The Earnings Were Worse Than Bad
The Q1 2026 numbers were not a miss — they were a collapse. Hims reported earnings per share of negative $0.40 against a consensus expectation of positive $0.03, translating to a net loss of $92.1 million. Gross margin compressed to 65% from 73% a year earlier. Adjusted EBITDA margin cratered to 7%. The core U.S. business — the engine that was supposed to drive the company's growth narrative — contracted 8% year over year.
The damage traces to a structural shift that management had downplayed in prior quarters. Hims had built a significant revenue stream around compounded GLP-1 weight-loss drugs, which offered higher margins than branded alternatives. Regulatory pressure forced the company to pivot toward branded products like Novo Nordisk's Wegovy, a transition that crushed both the top line and margins simultaneously. The company is now spending more to acquire customers for lower-margin products, a combination that the Q1 numbers show is not working at scale.

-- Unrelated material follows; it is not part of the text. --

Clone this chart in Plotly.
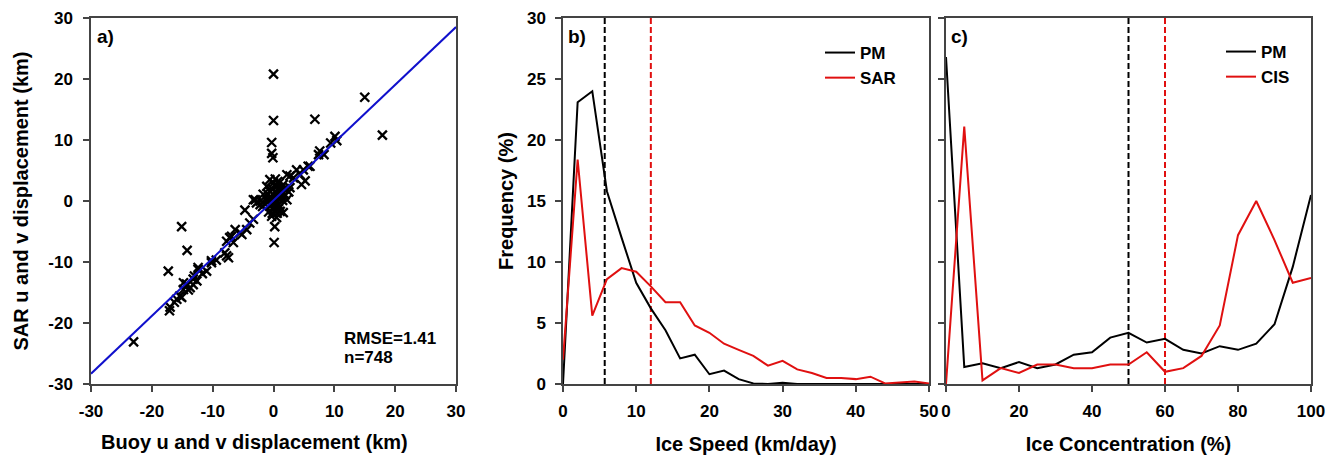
import plotly.graph_objects as go

# ---------------- data ----------------
# Panel a: buoy vs SAR displacement (km)
buoy_disp = [0.0, 15.0, 6.8, 0.0, 17.9, -0.3, -0.3, -0.1, -15.1, -14.2, -17.3, -23.0, 0.2, 0.1, -4.7,
             10.1, 10.4, 9.4, 7.6, 7.4, 8.3, 5.7, 4.9, 4.4, 3.8, 2.7, 2.2, 5.2, 4.6, 3.3, 2.7, 6.0,
             -0.6, 0.0, -1.1, 0.5, 1.1, -0.6, -1.7, 0.2, 1.3, -1.1, -2.2, -0.3, 0.8, -3.3, -2.8, 0.0,
             1.1, -0.3, 0.5, 2.2, 1.6, 1.6, 0.4, -0.5, 0.9, 0.3, -0.2, 0.7, 1.9, 1.0, -1.4, 0.6, -0.8,
             2.5, -1.8, 0.1, -0.9, 1.4,
             0.2, 0.6, -0.4, 1.2, 0.0, 0.8, -0.7, 0.3, 1.5, -0.2, 0.9, 0.4, -1.0, 0.6, 1.8,
             -3.0, -2.2, -3.9, -3.3, -4.4, -5.2, -6.3, -7.2, -6.6, -5.5, -6.9, -7.7, -7.7, -8.0, -7.4,
             -10.2, -11.0, -12.4, -13.2, -14.3, -14.8, -15.1, -17.0, -17.1, -15.9, -15.4, -14.8, -14.3,
             -13.7, -13.2, -12.6, -12.4, -10.2, -16.3, -14.0, -13.0, -9.4, -11.7]
sar_disp = [20.8, 17.0, 13.4, 13.2, 10.8, 9.6, 7.8, 7.1, -4.2, -8.1, -11.5, -23.1, -4.2, -6.8, -1.5,
            10.6, 9.9, 9.5, 8.2, 7.6, 7.6, 5.7, 5.1, 4.3, 5.1, 4.1, 4.3, 3.3, 2.7, 3.8, 2.2, 5.7,
            3.5, 3.0, 2.4, 2.4, 1.9, 1.6, 1.1, 0.8, 1.1, 0.2, 0.0, -0.3, -0.6, 0.2, -0.3, -1.4,
            -1.7, -2.5, -2.7, 0.2, 2.7, -1.9, 0.3, -0.8, 0.4, 1.5, 2.0, 3.2, 1.0, -0.9, -0.5, -2.0, -1.8,
            1.5, -0.9, 0.0, 1.1, 0.6,
            2.6, 1.8, 0.7, 2.2, -1.0, -1.3, 0.5, 3.6, 0.1, -2.0, 2.9, -0.2, -0.2, 1.2, 2.0,
            0.2, -0.6, -3.6, -3.0, -4.7, -5.5, -4.7, -6.0, -6.8, -5.2, -5.8, -6.6, -9.0, -8.5, -9.3,
            -9.8, -11.5, -11.2, -12.8, -13.6, -14.5, -15.8, -17.4, -18.0, -16.1, -15.6, -13.4, -13.9,
            -14.2, -13.7, -13.1, -10.9, -10.1, -16.6, -14.6, -12.3, -9.7, -11.9]
fit_slope = 0.947
fit_intercept = 0.1
fit_x = [-30, 30]
disp_ticks = [-30, -20, -10, 0, 10, 20, 30]
disp_ticktext = ["-30", "-20", "-10", "0", "10", "20", "30"]
rmse_text = "RMSE=1.41"
n_text = "n=748"

# Panel b: ice speed frequency
speed_bins = [0, 2, 4, 6, 8, 10, 12, 14, 16, 18, 20, 22, 24, 26, 28, 30, 32, 34, 36, 38, 40, 42, 44, 46, 48, 50]
speed_pm = [0.0, 23.1, 24.0, 15.8, 12.0, 8.3, 6.2, 4.4, 2.1, 2.4, 0.8, 1.1, 0.4, 0.05, 0.0, 0.1,
            0.0, 0.0, 0.0, 0.0, 0.0, 0.0, 0.0, 0.0, 0.0, 0.0]
speed_sar = [2.0, 18.4, 5.6, 8.6, 9.5, 9.2, 8.0, 6.7, 6.7, 4.8, 4.2, 3.3, 2.8, 2.3, 1.5, 1.9,
             1.2, 0.9, 0.5, 0.5, 0.4, 0.6, 0.05, 0.15, 0.2, 0.05]
speed_mean_pm = 5.7
speed_mean_sar = 12.0
speed_ticks = [0, 10, 20, 30, 40, 50]

# Panel c: ice concentration frequency
conc_bins = [0, 5, 10, 15, 20, 25, 30, 35, 40, 45, 50, 55, 60, 65, 70, 75, 80, 85, 90, 95, 100]
conc_pm = [26.8, 1.4, 1.7, 1.3, 1.8, 1.3, 1.6, 2.4, 2.6, 3.8, 4.2, 3.4, 3.7, 2.8, 2.5, 3.1,
           2.8, 3.3, 4.9, 9.6, 15.5]
conc_cis = [0.0, 21.1, 0.3, 1.3, 0.9, 1.6, 1.6, 1.3, 1.3, 1.6, 1.6, 2.6, 1.0, 1.3, 2.3, 4.8,
            12.2, 15.0, 11.8, 8.3, 8.7]
conc_mean_pm = 50
conc_mean_cis = 60
conc_ticks = [0, 20, 40, 60, 80, 100]

freq_range = [0, 30]
freq_ticks = [0, 5, 10, 15, 20, 25, 30]

# ---------------- styling ----------------
FONT = "Liberation Sans, Arial, sans-serif"
AX = "#444444"
RED = "#e01010"
BLUE = "#1010cc"

fig = go.Figure()

# panel a
fig.add_trace(go.Scatter(x=buoy_disp, y=sar_disp, mode="markers", xaxis="x", yaxis="y",
                         marker=dict(symbol="x-thin", size=9, line=dict(width=2.3, color="black")),
                         showlegend=False))
fit_y = [fit_slope * v + fit_intercept for v in fit_x]
fig.add_trace(go.Scatter(x=fit_x, y=fit_y, mode="lines", xaxis="x", yaxis="y",
                         line=dict(color=BLUE, width=2), showlegend=False))

# panel b
fig.add_trace(go.Scatter(x=[speed_mean_pm] * 2, y=freq_range, mode="lines", xaxis="x2", yaxis="y2",
                         line=dict(color="black", width=2, dash="6px,3px"), showlegend=False))
fig.add_trace(go.Scatter(x=[speed_mean_sar] * 2, y=freq_range, mode="lines", xaxis="x2", yaxis="y2",
                         line=dict(color=RED, width=2, dash="6px,3px"), showlegend=False))
fig.add_trace(go.Scatter(x=speed_bins, y=speed_pm, mode="lines", name="PM", xaxis="x2", yaxis="y2",
                         line=dict(color="black", width=2), legend="legend"))
fig.add_trace(go.Scatter(x=speed_bins, y=speed_sar, mode="lines", name="SAR", xaxis="x2", yaxis="y2",
                         line=dict(color=RED, width=2), legend="legend"))

# panel c
fig.add_trace(go.Scatter(x=[conc_mean_pm] * 2, y=freq_range, mode="lines", xaxis="x3", yaxis="y3",
                         line=dict(color="black", width=2, dash="6px,3px"), showlegend=False))
fig.add_trace(go.Scatter(x=[conc_mean_cis] * 2, y=freq_range, mode="lines", xaxis="x3", yaxis="y3",
                         line=dict(color=RED, width=2, dash="6px,3px"), showlegend=False))
fig.add_trace(go.Scatter(x=conc_bins, y=conc_pm, mode="lines", name="PM", xaxis="x3", yaxis="y3",
                         line=dict(color="black", width=2), legend="legend2"))
fig.add_trace(go.Scatter(x=conc_bins, y=conc_cis, mode="lines", name="CIS", xaxis="x3", yaxis="y3",
                         line=dict(color=RED, width=2), legend="legend2"))

L, R, T, B = 91, 25, 18, 79
W, H = 1336, 463
pw, ph = W - L - R, H - T - B


def px2x(px):
    return (px - L) / pw


def py2y(py):
    return (H - B - py) / ph


dom_a = [px2x(91), px2x(456)]
dom_b = [px2x(563), px2x(929)]
dom_c = [px2x(946), px2x(1311)]

tickfont = dict(family=FONT, size=17, color="black", weight="bold")
titlefont = dict(family=FONT, size=20, color="black", weight="bold")


def main_axis(**kw):
    d = dict(showline=True, linecolor=AX, linewidth=1.5, mirror=True, ticks="outside",
             ticklen=6, tickwidth=1.5, tickcolor=AX, showgrid=False, zeroline=False,
             tickfont=tickfont, automargin=False)
    d.update(kw)
    return d


def inner_axis(**kw):
    d = dict(showline=False, ticks="inside", ticklen=6, tickwidth=1.5, tickcolor=AX,
             showgrid=False, zeroline=False, showticklabels=False, automargin=False)
    d.update(kw)
    return d


fig.update_layout(
    width=W, height=H,
    margin=dict(l=L, r=R, t=T, b=B),
    paper_bgcolor="white", plot_bgcolor="white",
    font=dict(family=FONT, size=16, color="black", weight="bold"),
    xaxis=main_axis(domain=dom_a, anchor="y", range=[-30, 30], tickvals=disp_ticks,
                    ticktext=disp_ticktext, ticklabelstandoff=5),
    yaxis=main_axis(domain=[0, 1], anchor="x", range=[-30, 30], tickvals=disp_ticks,
                    ticktext=disp_ticktext, ticklabelstandoff=7,
                    title=dict(text="SAR u and v displacement (km)", font=titlefont, standoff=14)),
    xaxis2=main_axis(domain=dom_b, anchor="y2", range=[0, 50], tickvals=speed_ticks,
                     ticklabelstandoff=5,
                     title=dict(text="Ice Speed (km/day)", font=titlefont, standoff=17)),
    yaxis2=main_axis(domain=[0, 1], anchor="x2", range=freq_range, tickvals=freq_ticks,
                     ticklabelstandoff=6,
                     title=dict(text="Frequency (%)", font=titlefont, standoff=8)),
    xaxis3=main_axis(domain=dom_c, anchor="y3", range=[0, 100], tickvals=conc_ticks,
                     ticklabelstandoff=5,
                     title=dict(text="Ice Concentration (%)", font=titlefont, standoff=17)),
    yaxis3=main_axis(domain=[0, 1], anchor="x3", range=freq_range, tickvals=freq_ticks,
                     showticklabels=False),
    # overlay axes to give crossing tick marks
    xaxis4=inner_axis(overlaying="x", anchor="y", range=[-30, 30], tickvals=disp_ticks),
    yaxis4=inner_axis(overlaying="y", anchor="x", range=[-30, 30], tickvals=disp_ticks),
    xaxis5=inner_axis(overlaying="x2", anchor="y2", range=[0, 50], tickvals=speed_ticks),
    yaxis5=inner_axis(overlaying="y2", anchor="x2", range=freq_range, tickvals=freq_ticks),
    xaxis6=inner_axis(overlaying="x3", anchor="y3", range=[0, 100], tickvals=conc_ticks),
    yaxis6=inner_axis(overlaying="y3", anchor="x3", range=freq_range, tickvals=freq_ticks),
    legend=dict(x=px2x(820), y=py2y(35), xanchor="left", yanchor="top", bgcolor="rgba(0,0,0,0)",
                font=dict(family=FONT, size=17, color="black", weight="bold"), tracegroupgap=0),
    legend2=dict(x=px2x(1221), y=py2y(34), xanchor="left", yanchor="top", bgcolor="rgba(0,0,0,0)",
                 font=dict(family=FONT, size=17, color="black", weight="bold"), tracegroupgap=0),
    annotations=[
        dict(text="Buoy u and v displacement (km)", x=px2x(254), y=py2y(442), xref="paper",
             yref="paper", xanchor="center", yanchor="middle", showarrow=False, font=titlefont),
        dict(text="a)", x=px2x(95), y=py2y(36), xref="paper", yref="paper", xanchor="left",
             yanchor="middle", showarrow=False, font=dict(family=FONT, size=19, weight="bold")),
        dict(text="b)", x=px2x(566), y=py2y(36), xref="paper", yref="paper", xanchor="left",
             yanchor="middle", showarrow=False, font=dict(family=FONT, size=19, weight="bold")),
        dict(text="c)", x=px2x(949), y=py2y(36), xref="paper", yref="paper", xanchor="left",
             yanchor="middle", showarrow=False, font=dict(family=FONT, size=19, weight="bold")),
        dict(text=rmse_text, x=px2x(342), y=py2y(338), xref="paper", yref="paper", xanchor="left",
             yanchor="middle", showarrow=False, font=dict(family=FONT, size=17, weight="bold")),
        dict(text=n_text, x=px2x(342), y=py2y(357), xref="paper", yref="paper", xanchor="left",
             yanchor="middle", showarrow=False, font=dict(family=FONT, size=17, weight="bold")),
    ],
)

fig.write_html("out.html", config={"displayModeBar": False},
               post_script="document.body.style.margin='0';")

The Insider Selling Problem
The executive selling pattern has made a bad situation worse. SEC filings show that CEO Andrew Dudum disposed of 436,190 shares at $24.77 on April 13 — roughly five weeks before the earnings release. The CFO, COO, and Chief Legal Officer also sold shares in the weeks leading up to the report. While insider sales on pre-arranged 10b5-1 plans are routine and legal, the optics of a C-suite collectively reducing exposure ahead of a quarter that would produce a 1,266% earnings miss are corrosive to investor trust.
The $300 million convertible offering announced Monday compounds the dilution concern. Convertible notes give bondholders the option to convert their debt into equity at a predetermined price, which means existing shareholders face potential dilution if the stock recovers. The timing — issuing debt just days after reporting a massive loss — suggests the company needs capital to fund its strategic pivot, and that the current cash position is insufficient to bridge the gap on its own.
Where the Floor Might Be
Hims has traded as low as $14 and as high as $58 over the past year, and at $22.29 it sits in the lower third of that range. The company still has a real business — telehealth subscriptions, dermatology, mental health services — and the GLP-1 market is enormous. The question is whether management can execute the branded-product transition without burning through cash at an unsustainable rate, and whether the convertible offering provides enough runway to get there.
Short interest has climbed significantly, and the combination of dilution risk, margin compression, and management credibility damage makes a sustained bounce difficult without a clear positive catalyst. The next scheduled earnings report for Q2 2026 will be the earliest opportunity for the company to demonstrate that the Wegovy pivot is gaining traction. Until then, the stock is in a show-me phase where every rally will be sold.
Traders looking at the long side need to see stabilization in gross margins above 65% and a halt to insider selling before taking a position. The $20 level is the next support to watch — a break below that opens the path toward the 52-week low. For now, HIMS is a cautionary tale about what happens when a high-growth narrative built on a regulatory-sensitive product line runs headlong into the reality of compliance.